Another issue is how to support multiple, incompatible, versions of the Go compiler when a package version is also specified in a remote import path.

The proposed solution is to append the @go<ver> string to the searched repository tag or branch. As an example:

go get golang.org/x/text@1.2.3

will first try the tag v1.2.3@go1, then the tag v1.2.3. Note that the '@' character is not allowed in SemVer, so it is safe to use.

Proposed extensions to standard Go tools

  • go version should gain the ability to report the version of an installed package, specified using an import path (so, std, all and recursive packages SHOULD be supported)

  • go api should gain the ability to check API compatibility (and reporting a diff) between a currently installed package and a remote version. The package is specified using an import path (so, std, all and recursive packages SHOULD be supported)

  • A new go tool release should be implemented. The tool will be used to automatically create a new version for the current revision of the current (in the current directory) package.

    The syntax SHOULD be:

    go tool release [version]

    version MUST be a full SemVer.

    If version is omitted, the tool SHOULD create a tag using the following rules:

    • If there is no previous version, it MUST report an error.
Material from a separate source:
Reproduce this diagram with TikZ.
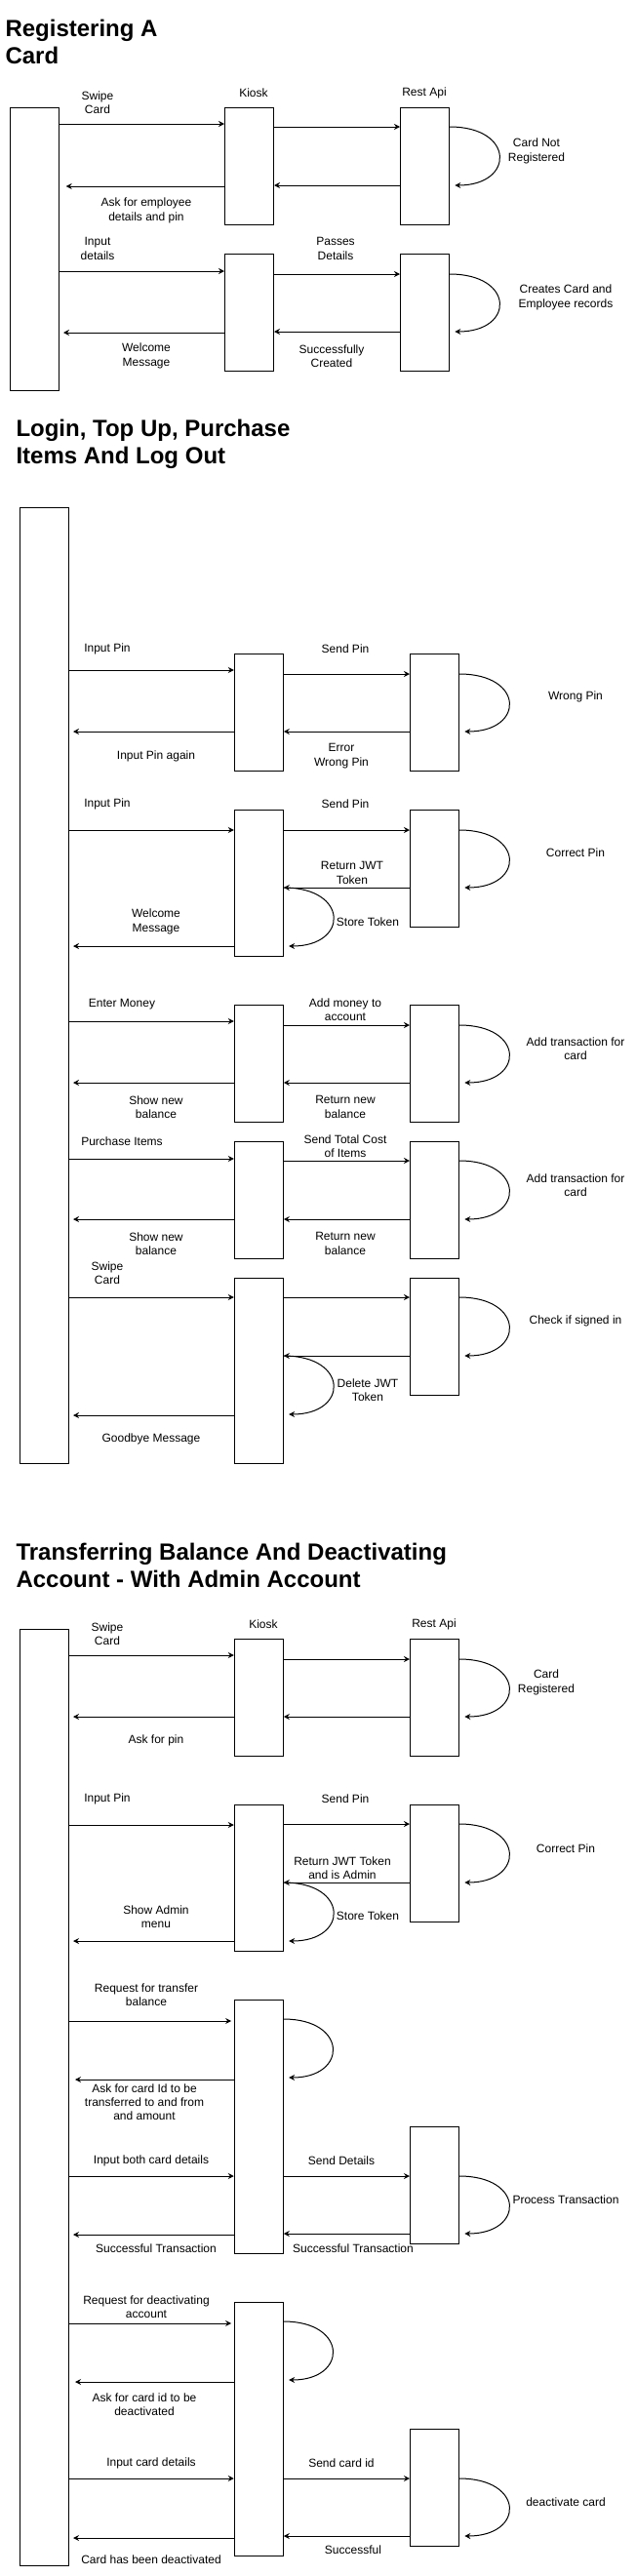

    • If the previous version has MAJOR number equal to 0, it MUST NOT advance the MAJOR number, under no circumstances. Instead it SHOULD increase MINOR number if the API is not compatible with the previous one, and it SHOULD increase PATCH number if new compatible API is implemented.

    • Otherwise, the new version MUST follow SemVer

    If version is specified, the tool SHOULD check that it follows SemVer.

Proposed new Go tools

TODO: go tool vendor

@davecheney
Copy link

Thank you for suggesting this. I think you should follow the full proposal process to get an issue number and people can comment on your proposals.

I also have some questions

go get golang.org/x/text@1.2.3

Where is this repository checked out inside $GOPATH ?

How do programs import this package, what is their import declaration ?

How does go get deal with the transitive dependencies of x/text ? Will it try to check out their v1.2.3 tag ?

@perillo
Copy link
Author

perillo commented Nov 27, 2015

@davecheney
Thanks for the comment.

When a version is appended in a remote import path, the package import path and version info is splitted.
This means that the local import path will not have version information. The package is imported without appending the version information.

When downloading transitive dependencies, since no version was specified for them, go get will download the latest revision.

A tool like gb can do things better, since it only have to deal with dependencies of a project.
As an example:
gb vendor fetch all latest

will fetch all dependencies at their latest versions.